The cyber-regulatory market is evolving at a rapid pace – much faster than in the past.  New and updated laws and regulations are being introduced. These regulations and laws are being driven directly by security requirements (mostly data and Personally Identifiable Information a.k.a PII security) and the associated liability and consequences these requirements bring.  We have seen far too many examples recently regarding the failure of cybersecurity controls and regulatory requirements. No enterprise is spared (in any region of the globe) and security vendors and agencies need to be prepared to address these market demands or risk getting left behind.

We have some substantial cyber-regulatory law deadlines looming in the first part of 2018:

The GDPR clock is stopping on May 25 (today) and presents cyber-regulatory challenges to organizations all over the world.

  • The PCI SSC has several impending deadlines around data security that take effect this year, and many institutional and global agencies have put a deadline in place, forcing organizations to mandate PCI DSS as a standard data-security policy measure.
  • Other notable cyber-regulatory developments on the table include the recent Australian Mandatory Data Breach Notification legislation, which is driven as part of the Australian Privacy Act.

The effects on businesses subjected to any of these laws are going to be felt in a big way, and many global organizations will have to deal with multiple cyber-regulatory mandates at once.
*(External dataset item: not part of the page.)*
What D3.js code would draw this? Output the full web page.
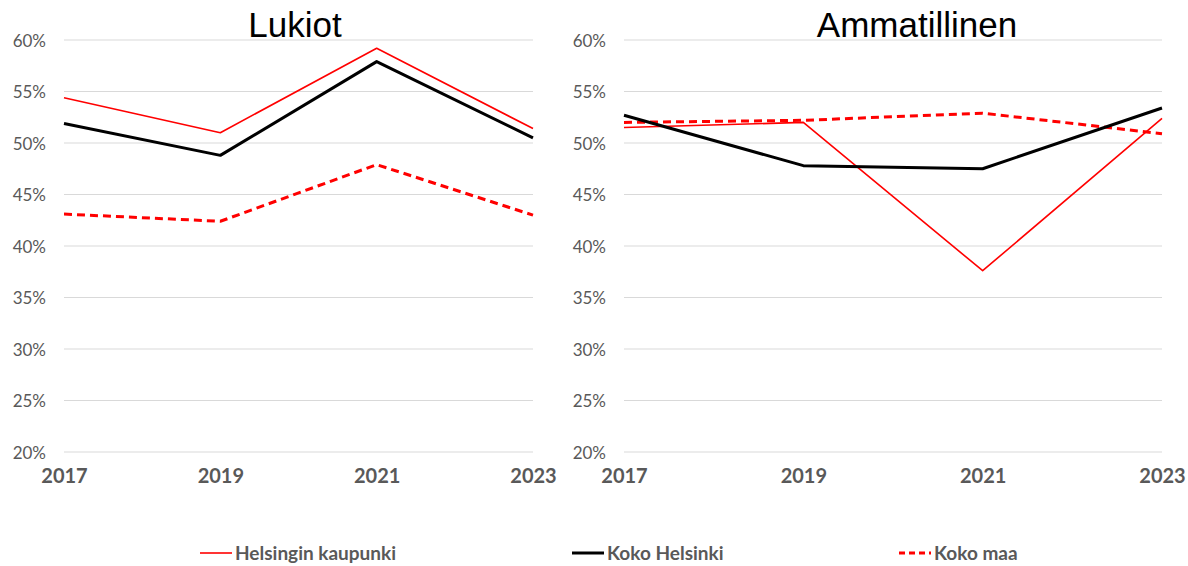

Organizations need to start investing in security solutions that go beyond just protection, these solutions should contain the necessary components to build actionable intelligence to solve both security problems and gain insight on the risk to cyber-regulatory requirements. In a world where cyberattacks are inevitable, businesses must also strengthen their ability to answer the questions encountered throughout the cyberattack chain by harnessing relevant data to find, analyse, and contain a compelling security event. This further helps satisfy the common response requirements called for as part of many regulations and laws (i.e. the 72-hour identification law found in so many impending regulations like GDPR and the AUS Data Breach Notification Act, as well as others).